Which certifications matter for privacy engineering?
CIPP/E for EU-focused roles. CIPP/US for US-focused roles. CIPM for privacy program management. CIPT (Certified Information Privacy Technologist) for technical privacy roles — the closest fit for engineers. IAPP membership has doubled to 120,000+, reflecting genuine market growth. Privacy engineers command $136K+ median salary (IAPP).
Do I need a law degree?
No. Privacy engineering rewards engineering depth more than legal credentials, though regulatory fluency is mandatory. Most privacy engineers come from software engineering or data engineering backgrounds with self-taught privacy law from CIPP study materials. JD holders bring legal interpretation depth but often need engineering ramp-up. CMU's privacy engineering program reports unprecedented demand.

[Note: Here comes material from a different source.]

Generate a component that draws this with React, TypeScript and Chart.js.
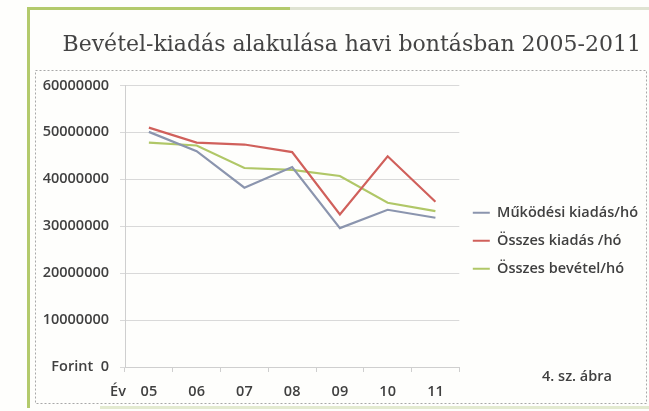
import React, { useEffect, useRef } from "react";
import { Chart, registerables } from "chart.js";

Chart.register(...registerables);

const titleText = "Bevétel-kiadás alakulása havi bontásban 2005-2011";
const categories = ["05", "06", "07", "08", "09", "10", "11"];
const seriesNames = ["Működési kiadás/hó", "Összes kiadás /hó", "Összes bevétel/hó"];
const mukodesiKiadas = [50100000, 46000000, 38200000, 42600000, 29600000, 33500000, 31800000];
const osszesKiadas = [51000000, 47800000, 47400000, 45800000, 32500000, 44900000, 35200000];
const osszesBevetel = [47800000, 47200000, 42400000, 42000000, 40700000, 35000000, 33200000];
const yMin = 0;
const yMax = 60000000;
const yStep = 10000000;
const zeroTickLabel = "Forint  0";
const xAxisNote = "Év";
const figureNote = "4. sz. ábra";

const seriesColors = ["#8b95ae", "#d0605b", "#b0c767"];
const textColor = "#404040";
const tickFont = { family: "'Open Sans'", size: 14.5, weight: 600 as const };

const framePlugin = {
  id: "frame",
  beforeDraw(chart: any) {
    const ctx = chart.ctx as CanvasRenderingContext2D;
    ctx.save();
    ctx.fillStyle = "#fefefc";
    ctx.fillRect(0, 0, chart.width, chart.height);
    ctx.lineWidth = 3;
    ctx.strokeStyle = "#b3ca6c";
    ctx.beginPath();
    ctx.moveTo(28.5, 8);
    ctx.lineTo(28.5, 408);
    ctx.stroke();
    ctx.beginPath();
    ctx.moveTo(27, 8.5);
    ctx.lineTo(290, 8.5);
    ctx.stroke();
    ctx.strokeStyle = "#dfe3d2";
    ctx.beginPath();
    ctx.moveTo(290, 8.5);
    ctx.lineTo(649, 8.5);
    ctx.stroke();
    ctx.strokeStyle = "#e3ead0";
    ctx.beginPath();
    ctx.moveTo(100, 407.5);
    ctx.lineTo(649, 407.5);
    ctx.stroke();
    ctx.lineWidth = 1;
    ctx.strokeStyle = "#a8a8a8";
    ctx.setLineDash([2, 2]);
    ctx.strokeRect(35.5, 70.5, 611, 333);
    ctx.restore();
  },
  afterDraw(chart: any) {
    const ctx = chart.ctx as CanvasRenderingContext2D;
    ctx.save();
    ctx.fillStyle = textColor;
    ctx.font = `600 14.5px 'Open Sans'`;
    ctx.textAlign = "center";
    ctx.textBaseline = "middle";
    ctx.fillText(xAxisNote, 118, 392);
    ctx.fillText(figureNote, 577, 377);
    ctx.restore();
  },
};

export default function App() {
  const canvasRef = useRef<HTMLCanvasElement | null>(null);

  useEffect(() => {
    if (!canvasRef.current) return;
    const data = [mukodesiKiadas, osszesKiadas, osszesBevetel];
    const chart = new Chart(canvasRef.current, {
      type: "line",
      data: {
        labels: categories,
        datasets: seriesNames.map((name, i) => ({
          label: name,
          data: data[i],
          borderColor: seriesColors[i],
          backgroundColor: seriesColors[i],
          borderWidth: 2.2,
          pointRadius: 0,
          tension: 0,
        })),
      },
      options: {
        animation: false,
        responsive: false,
        events: [],
        layout: { padding: { left: 0, right: 1, top: 0, bottom: 0 } },
        plugins: {
          title: {
            display: true,
            align: "end",
            text: titleText + "\u00a0",
            color: "#444444",
            font: { family: "'DejaVu Serif'", size: 22, weight: 400 as const },
            padding: { top: 32, bottom: 27 },
          },
          legend: {
            position: "right",
            align: "start",
            maxWidth: 240,
            title: {
              display: true,
              text: " ",
              padding: 0,
              font: { size: 14.5, lineHeight: "192px" },
            },
            labels: {
              boxWidth: 17,
              boxHeight: 2,
              padding: 13.5,
              color: textColor,
              font: tickFont,
              generateLabels(chart: any) {
                const items = Chart.defaults.plugins.legend.labels.generateLabels(chart);
                return items.map((it: any, i: number) => ({
                  ...it,
                  lineWidth: 0,
                  fillStyle: seriesColors[i],
                  strokeStyle: seriesColors[i],
                }));
              },
            },
          },
          tooltip: { enabled: false },
        },
        scales: {
          x: {
            offset: true,
            grid: {
              drawOnChartArea: false,
              drawTicks: true,
              tickLength: 5,
              color: "#cfcfcf",
              offset: true,
            },
            border: { color: "#cfcfcf" },
            ticks: { padding: 11, color: textColor, font: tickFont },
            afterFit(scale: any) {
              scale.height = 44;
            },
          },
          y: {
            min: yMin,
            max: yMax,
            grid: { color: "#d9d9d9", tickLength: 5 },
            border: { color: "#cfcfcf" },
            ticks: {
              stepSize: yStep,
              padding: 11,
              color: textColor,
              font: tickFont,
              callback: (v: any) => (Number(v) === 0 ? zeroTickLabel : String(v)),
            },
            afterFit(scale: any) {
              scale.width = 125;
            },
          },
        },
      },
      plugins: [framePlugin],
    });
    return () => chart.destroy();
  }, []);

  return (
    <div style={{ position: "absolute", left: 0, top: 0, width: 649, height: 411 }}>
      <canvas ref={canvasRef} width={649} height={411} style={{ width: 649, height: 411, display: "block" }} />
    </div>
  );
}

What separates a hired Privacy Engineer?
Demonstrated data subject request automation. Build a working DSR fulfillment workflow in your portfolio — identification, retrieval across systems, redaction, delivery, audit trail. Other differentiators: data classification automation (BigID-style scanning), pseudonymization implementations, and privacy-by-design pattern libraries. SEC cybersecurity rules and state privacy law proliferation drive sustained demand.